*Task to carry out*.
Leaving out all pictures, copy exactly the lines from the one containing "Emit a Python" down to the one containing "colors = ['#000080', '#8000ff', '#008000', '#ff00ff', '#0000ff']", both of them included.

** Start Available data **

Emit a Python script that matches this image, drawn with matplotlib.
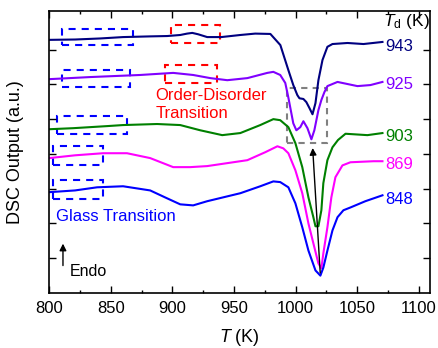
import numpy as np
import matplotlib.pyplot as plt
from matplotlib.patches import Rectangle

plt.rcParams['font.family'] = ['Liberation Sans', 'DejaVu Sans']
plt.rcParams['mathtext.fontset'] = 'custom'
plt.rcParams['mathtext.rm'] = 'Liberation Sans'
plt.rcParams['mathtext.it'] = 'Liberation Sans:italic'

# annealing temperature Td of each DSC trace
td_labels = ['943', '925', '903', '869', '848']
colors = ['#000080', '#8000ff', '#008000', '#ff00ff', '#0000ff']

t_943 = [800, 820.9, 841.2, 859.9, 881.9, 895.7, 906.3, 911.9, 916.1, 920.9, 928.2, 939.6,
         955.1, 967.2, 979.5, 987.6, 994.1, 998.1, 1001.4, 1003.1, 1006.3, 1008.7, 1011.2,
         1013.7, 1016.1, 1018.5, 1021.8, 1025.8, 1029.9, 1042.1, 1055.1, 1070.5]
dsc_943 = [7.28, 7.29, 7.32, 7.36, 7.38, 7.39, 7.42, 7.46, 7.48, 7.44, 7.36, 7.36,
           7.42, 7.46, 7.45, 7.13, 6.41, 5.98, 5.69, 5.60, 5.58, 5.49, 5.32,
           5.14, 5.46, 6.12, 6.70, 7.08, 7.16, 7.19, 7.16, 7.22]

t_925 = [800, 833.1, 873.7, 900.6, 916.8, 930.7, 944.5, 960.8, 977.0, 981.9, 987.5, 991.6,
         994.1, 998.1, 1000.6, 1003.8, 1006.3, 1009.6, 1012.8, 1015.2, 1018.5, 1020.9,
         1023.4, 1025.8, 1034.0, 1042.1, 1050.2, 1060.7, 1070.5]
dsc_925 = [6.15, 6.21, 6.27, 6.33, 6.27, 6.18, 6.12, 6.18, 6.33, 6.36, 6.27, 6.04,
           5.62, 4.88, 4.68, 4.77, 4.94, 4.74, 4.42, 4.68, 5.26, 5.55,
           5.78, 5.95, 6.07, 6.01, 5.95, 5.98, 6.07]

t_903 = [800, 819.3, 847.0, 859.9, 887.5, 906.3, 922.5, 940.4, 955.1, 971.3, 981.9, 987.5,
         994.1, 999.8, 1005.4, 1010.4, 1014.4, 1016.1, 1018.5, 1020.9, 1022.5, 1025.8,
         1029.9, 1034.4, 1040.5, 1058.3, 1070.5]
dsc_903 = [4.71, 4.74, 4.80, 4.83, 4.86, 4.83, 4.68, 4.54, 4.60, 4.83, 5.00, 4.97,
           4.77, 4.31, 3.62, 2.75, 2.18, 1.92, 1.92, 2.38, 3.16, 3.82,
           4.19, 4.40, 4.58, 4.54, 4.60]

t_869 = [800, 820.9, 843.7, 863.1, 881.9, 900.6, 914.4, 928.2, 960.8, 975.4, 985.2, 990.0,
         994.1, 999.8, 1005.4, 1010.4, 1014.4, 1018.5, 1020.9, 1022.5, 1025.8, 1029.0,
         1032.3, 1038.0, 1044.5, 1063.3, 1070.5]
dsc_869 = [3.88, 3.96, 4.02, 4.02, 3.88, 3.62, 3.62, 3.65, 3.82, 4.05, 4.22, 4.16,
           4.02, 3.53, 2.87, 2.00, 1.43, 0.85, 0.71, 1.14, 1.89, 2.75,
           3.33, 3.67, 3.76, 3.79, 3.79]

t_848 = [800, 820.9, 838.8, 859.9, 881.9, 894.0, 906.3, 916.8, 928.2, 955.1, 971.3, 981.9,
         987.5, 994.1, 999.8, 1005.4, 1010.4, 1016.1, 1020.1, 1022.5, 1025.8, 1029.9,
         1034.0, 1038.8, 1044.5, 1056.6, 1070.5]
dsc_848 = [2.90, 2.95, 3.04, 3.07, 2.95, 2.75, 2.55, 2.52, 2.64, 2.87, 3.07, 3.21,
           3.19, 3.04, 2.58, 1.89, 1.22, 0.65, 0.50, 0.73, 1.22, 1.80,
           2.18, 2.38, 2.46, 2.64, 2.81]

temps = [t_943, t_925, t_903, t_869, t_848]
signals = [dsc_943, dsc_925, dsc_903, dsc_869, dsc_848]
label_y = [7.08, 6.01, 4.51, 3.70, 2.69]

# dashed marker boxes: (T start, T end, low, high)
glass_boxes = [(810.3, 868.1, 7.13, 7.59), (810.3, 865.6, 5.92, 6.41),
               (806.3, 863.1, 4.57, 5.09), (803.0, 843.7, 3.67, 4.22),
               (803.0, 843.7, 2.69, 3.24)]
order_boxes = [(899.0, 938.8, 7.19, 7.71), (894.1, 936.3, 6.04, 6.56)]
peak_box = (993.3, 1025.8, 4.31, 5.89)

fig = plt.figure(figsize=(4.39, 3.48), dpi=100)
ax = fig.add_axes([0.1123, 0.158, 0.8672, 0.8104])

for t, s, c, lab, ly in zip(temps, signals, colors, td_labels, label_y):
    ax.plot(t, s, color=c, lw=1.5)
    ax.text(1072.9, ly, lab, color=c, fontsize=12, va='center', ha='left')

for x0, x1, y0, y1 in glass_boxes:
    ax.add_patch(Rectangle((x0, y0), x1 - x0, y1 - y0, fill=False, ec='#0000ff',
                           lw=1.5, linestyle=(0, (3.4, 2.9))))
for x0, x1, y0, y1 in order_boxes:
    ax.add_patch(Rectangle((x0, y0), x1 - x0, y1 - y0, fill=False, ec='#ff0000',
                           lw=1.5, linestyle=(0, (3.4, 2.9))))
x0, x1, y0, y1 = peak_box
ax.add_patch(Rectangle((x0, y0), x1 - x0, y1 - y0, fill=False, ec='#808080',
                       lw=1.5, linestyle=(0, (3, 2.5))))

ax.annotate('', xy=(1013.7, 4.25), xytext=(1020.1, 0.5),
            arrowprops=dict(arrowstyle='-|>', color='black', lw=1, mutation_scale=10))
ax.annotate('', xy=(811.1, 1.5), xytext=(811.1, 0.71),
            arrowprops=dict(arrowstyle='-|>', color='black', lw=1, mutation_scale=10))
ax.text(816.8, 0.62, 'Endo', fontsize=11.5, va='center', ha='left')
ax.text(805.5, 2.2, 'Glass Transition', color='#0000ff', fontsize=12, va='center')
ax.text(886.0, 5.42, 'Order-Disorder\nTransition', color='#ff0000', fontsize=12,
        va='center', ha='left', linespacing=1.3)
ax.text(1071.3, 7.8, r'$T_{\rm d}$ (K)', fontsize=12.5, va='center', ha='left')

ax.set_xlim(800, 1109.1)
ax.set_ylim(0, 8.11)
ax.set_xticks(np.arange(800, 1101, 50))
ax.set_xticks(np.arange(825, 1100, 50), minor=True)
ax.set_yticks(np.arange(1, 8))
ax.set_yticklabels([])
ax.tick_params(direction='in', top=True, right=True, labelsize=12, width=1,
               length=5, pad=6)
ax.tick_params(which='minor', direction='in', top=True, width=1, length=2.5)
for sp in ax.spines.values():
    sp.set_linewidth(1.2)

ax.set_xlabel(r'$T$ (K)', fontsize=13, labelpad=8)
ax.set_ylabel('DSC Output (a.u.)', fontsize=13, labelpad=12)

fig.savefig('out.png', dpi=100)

** End Available data **
** Start Available data **

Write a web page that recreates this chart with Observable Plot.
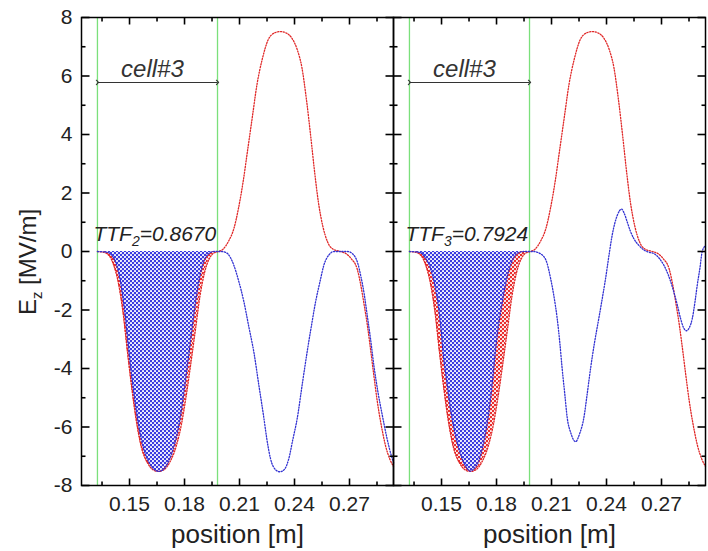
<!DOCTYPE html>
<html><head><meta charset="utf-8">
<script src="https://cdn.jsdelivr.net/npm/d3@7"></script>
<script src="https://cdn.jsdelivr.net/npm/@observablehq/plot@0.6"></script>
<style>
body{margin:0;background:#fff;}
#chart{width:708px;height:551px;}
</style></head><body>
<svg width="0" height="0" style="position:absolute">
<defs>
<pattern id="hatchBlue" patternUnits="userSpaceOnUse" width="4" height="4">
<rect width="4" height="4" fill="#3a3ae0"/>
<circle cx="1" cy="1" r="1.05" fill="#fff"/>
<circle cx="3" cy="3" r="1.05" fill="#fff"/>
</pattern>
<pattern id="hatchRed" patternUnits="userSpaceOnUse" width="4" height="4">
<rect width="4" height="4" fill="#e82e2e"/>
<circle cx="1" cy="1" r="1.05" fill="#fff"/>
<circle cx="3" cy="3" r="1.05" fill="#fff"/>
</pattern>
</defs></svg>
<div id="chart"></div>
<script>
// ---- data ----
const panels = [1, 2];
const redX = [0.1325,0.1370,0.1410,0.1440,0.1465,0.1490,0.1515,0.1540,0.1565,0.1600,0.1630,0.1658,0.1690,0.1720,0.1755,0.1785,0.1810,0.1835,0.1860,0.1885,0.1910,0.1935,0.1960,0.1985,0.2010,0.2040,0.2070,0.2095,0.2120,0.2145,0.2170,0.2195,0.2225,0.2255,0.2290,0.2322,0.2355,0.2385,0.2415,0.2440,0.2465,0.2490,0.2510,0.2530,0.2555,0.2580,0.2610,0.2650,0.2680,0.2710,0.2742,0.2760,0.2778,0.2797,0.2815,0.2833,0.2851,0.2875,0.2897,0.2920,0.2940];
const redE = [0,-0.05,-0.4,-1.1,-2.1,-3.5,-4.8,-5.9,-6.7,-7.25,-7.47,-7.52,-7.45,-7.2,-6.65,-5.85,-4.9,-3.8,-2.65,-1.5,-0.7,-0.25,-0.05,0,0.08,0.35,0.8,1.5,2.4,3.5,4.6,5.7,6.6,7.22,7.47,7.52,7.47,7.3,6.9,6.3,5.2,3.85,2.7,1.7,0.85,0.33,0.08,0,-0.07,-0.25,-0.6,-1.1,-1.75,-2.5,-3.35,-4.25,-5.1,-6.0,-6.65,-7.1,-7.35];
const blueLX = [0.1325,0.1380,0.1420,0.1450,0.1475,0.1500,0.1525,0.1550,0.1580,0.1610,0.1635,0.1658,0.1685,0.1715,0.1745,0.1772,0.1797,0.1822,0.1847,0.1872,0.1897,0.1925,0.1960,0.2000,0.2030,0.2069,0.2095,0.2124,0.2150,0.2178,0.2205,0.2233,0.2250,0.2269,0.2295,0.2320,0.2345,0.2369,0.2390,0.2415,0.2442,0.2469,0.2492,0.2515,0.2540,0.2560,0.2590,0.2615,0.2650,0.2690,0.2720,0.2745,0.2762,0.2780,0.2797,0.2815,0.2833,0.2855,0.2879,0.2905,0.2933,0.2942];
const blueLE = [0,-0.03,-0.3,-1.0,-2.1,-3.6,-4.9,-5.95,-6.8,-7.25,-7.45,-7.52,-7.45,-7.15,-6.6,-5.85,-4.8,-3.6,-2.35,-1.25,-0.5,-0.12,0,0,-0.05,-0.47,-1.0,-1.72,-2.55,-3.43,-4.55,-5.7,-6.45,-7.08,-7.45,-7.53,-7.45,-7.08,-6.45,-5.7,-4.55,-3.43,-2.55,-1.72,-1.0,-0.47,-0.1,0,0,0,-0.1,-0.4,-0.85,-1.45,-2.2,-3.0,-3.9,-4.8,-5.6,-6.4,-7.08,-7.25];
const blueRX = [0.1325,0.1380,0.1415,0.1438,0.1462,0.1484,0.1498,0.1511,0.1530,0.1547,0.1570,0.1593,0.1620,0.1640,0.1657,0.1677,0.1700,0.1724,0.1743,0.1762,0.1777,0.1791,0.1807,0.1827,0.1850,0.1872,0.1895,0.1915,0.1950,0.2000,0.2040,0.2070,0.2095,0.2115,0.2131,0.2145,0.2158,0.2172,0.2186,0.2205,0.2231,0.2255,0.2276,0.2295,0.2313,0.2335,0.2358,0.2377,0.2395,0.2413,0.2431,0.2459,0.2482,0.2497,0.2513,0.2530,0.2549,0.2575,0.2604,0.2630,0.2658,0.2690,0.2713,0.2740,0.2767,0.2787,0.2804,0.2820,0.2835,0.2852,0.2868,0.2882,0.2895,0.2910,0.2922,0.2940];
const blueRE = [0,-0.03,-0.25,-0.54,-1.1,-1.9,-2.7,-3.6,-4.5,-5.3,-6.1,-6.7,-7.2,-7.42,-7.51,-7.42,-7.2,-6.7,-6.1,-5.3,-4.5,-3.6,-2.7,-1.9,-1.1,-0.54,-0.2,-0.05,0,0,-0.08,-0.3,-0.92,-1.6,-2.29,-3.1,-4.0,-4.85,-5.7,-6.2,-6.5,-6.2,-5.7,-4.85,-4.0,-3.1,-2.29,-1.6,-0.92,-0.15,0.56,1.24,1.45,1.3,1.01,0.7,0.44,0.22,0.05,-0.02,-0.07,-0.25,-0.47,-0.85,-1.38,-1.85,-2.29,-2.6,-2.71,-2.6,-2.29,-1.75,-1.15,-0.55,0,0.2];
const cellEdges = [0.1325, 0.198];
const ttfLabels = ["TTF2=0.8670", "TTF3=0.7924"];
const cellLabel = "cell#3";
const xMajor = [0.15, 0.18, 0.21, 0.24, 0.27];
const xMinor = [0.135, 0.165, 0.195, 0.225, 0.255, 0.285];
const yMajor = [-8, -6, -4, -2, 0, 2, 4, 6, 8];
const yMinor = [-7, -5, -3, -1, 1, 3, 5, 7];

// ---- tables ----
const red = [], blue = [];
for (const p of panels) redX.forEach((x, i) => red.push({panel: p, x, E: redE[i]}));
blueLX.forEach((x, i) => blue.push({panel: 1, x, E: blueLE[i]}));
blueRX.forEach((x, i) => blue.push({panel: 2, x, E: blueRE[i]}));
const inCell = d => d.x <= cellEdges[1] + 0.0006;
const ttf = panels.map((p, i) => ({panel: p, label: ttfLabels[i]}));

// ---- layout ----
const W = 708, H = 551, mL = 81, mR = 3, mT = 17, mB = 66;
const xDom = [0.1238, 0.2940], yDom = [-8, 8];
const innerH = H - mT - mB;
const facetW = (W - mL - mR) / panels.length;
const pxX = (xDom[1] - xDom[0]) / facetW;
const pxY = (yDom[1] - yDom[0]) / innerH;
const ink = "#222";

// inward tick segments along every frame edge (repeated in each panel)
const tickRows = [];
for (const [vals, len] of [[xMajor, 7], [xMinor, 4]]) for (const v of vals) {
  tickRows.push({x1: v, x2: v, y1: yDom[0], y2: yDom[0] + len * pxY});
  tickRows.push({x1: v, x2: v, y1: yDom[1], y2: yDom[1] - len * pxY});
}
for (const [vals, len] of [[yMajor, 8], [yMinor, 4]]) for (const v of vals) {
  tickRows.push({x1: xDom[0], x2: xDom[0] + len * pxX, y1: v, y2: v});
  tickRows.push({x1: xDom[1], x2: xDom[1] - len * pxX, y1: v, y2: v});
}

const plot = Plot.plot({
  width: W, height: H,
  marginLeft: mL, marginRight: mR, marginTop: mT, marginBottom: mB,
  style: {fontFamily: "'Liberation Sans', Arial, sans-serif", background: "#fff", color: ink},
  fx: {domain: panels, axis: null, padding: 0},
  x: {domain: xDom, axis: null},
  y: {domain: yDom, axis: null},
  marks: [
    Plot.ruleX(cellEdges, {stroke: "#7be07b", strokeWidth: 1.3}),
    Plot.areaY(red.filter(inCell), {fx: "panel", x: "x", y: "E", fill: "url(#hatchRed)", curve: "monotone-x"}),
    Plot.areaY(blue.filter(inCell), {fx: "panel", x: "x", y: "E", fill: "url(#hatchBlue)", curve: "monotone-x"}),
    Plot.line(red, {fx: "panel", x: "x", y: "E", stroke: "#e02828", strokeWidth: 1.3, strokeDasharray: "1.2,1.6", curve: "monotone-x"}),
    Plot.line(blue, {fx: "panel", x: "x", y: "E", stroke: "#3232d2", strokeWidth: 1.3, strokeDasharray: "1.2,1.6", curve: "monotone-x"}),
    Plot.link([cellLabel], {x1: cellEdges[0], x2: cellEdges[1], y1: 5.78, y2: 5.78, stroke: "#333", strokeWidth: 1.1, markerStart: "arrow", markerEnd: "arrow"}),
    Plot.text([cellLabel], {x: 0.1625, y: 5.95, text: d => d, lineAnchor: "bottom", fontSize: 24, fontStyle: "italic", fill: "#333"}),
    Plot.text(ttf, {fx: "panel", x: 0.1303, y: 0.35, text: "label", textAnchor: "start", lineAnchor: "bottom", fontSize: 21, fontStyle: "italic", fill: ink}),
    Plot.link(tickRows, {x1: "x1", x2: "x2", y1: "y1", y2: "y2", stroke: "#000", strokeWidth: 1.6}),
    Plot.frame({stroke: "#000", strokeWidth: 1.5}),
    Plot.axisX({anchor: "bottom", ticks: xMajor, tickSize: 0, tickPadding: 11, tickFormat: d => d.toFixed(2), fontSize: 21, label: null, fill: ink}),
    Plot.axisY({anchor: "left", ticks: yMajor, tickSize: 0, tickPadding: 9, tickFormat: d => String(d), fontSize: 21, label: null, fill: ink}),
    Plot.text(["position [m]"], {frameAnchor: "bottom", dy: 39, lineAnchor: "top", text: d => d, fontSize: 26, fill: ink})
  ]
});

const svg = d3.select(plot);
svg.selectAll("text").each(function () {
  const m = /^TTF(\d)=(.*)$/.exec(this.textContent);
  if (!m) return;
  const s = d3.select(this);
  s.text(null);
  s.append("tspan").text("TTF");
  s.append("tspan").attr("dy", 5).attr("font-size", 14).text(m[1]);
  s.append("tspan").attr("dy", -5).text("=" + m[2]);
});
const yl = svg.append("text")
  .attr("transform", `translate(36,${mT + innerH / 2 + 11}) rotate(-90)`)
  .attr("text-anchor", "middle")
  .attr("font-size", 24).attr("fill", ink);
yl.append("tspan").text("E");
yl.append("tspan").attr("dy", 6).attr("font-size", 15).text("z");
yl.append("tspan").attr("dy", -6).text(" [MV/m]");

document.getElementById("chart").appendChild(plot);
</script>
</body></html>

** End Available data **
** Start Available data **

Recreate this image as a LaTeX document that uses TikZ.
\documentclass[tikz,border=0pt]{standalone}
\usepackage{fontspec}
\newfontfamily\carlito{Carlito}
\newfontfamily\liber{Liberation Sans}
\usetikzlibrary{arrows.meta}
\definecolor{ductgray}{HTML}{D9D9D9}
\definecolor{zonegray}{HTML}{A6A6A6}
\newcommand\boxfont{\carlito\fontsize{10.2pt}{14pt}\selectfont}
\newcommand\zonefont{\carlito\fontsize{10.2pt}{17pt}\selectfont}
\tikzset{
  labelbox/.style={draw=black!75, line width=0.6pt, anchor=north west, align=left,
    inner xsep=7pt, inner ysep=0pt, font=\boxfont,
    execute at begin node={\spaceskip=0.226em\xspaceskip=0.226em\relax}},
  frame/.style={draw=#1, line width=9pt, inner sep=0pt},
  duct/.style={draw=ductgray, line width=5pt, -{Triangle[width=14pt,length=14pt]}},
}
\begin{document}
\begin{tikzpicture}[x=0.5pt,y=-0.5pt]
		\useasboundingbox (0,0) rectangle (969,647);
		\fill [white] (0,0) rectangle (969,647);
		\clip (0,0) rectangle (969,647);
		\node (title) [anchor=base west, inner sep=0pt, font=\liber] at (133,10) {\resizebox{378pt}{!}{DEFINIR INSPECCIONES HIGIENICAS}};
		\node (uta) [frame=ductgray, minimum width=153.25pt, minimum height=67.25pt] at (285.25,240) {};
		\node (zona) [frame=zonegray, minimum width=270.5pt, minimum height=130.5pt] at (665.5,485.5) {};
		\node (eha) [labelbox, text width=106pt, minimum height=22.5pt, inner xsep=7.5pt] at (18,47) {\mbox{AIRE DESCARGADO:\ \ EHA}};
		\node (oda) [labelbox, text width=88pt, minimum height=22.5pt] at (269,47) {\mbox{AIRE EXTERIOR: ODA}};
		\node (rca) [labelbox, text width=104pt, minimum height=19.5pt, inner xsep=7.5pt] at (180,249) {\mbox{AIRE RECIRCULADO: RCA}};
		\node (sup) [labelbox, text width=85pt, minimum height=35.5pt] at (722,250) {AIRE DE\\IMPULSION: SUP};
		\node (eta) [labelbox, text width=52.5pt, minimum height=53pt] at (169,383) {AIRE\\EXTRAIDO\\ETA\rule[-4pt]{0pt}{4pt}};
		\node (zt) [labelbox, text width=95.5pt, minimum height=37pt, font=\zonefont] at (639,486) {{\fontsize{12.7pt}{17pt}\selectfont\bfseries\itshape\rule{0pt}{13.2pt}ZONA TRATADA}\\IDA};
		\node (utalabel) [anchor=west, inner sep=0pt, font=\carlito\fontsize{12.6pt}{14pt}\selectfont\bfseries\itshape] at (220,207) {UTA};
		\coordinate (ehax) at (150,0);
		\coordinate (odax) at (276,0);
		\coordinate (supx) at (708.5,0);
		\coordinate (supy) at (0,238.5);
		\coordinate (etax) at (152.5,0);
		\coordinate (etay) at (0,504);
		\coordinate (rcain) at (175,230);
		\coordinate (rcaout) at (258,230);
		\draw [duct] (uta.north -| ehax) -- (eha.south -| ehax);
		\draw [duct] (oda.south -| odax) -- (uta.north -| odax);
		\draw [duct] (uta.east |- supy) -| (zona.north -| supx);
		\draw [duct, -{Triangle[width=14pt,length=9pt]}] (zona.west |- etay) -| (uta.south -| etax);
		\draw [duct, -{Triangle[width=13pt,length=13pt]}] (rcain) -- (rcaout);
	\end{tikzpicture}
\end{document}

** End Available data **

*Result of the task*.
Emit a Python script that matches this image, drawn with matplotlib.
import numpy as np
import matplotlib.pyplot as plt
from matplotlib.patches import Rectangle

plt.rcParams['font.family'] = ['Liberation Sans', 'DejaVu Sans']
plt.rcParams['mathtext.fontset'] = 'custom'
plt.rcParams['mathtext.rm'] = 'Liberation Sans'
plt.rcParams['mathtext.it'] = 'Liberation Sans:italic'

# annealing temperature Td of each DSC trace
td_labels = ['943', '925', '903', '869', '848']
colors = ['#000080', '#8000ff', '#008000', '#ff00ff', '#0000ff']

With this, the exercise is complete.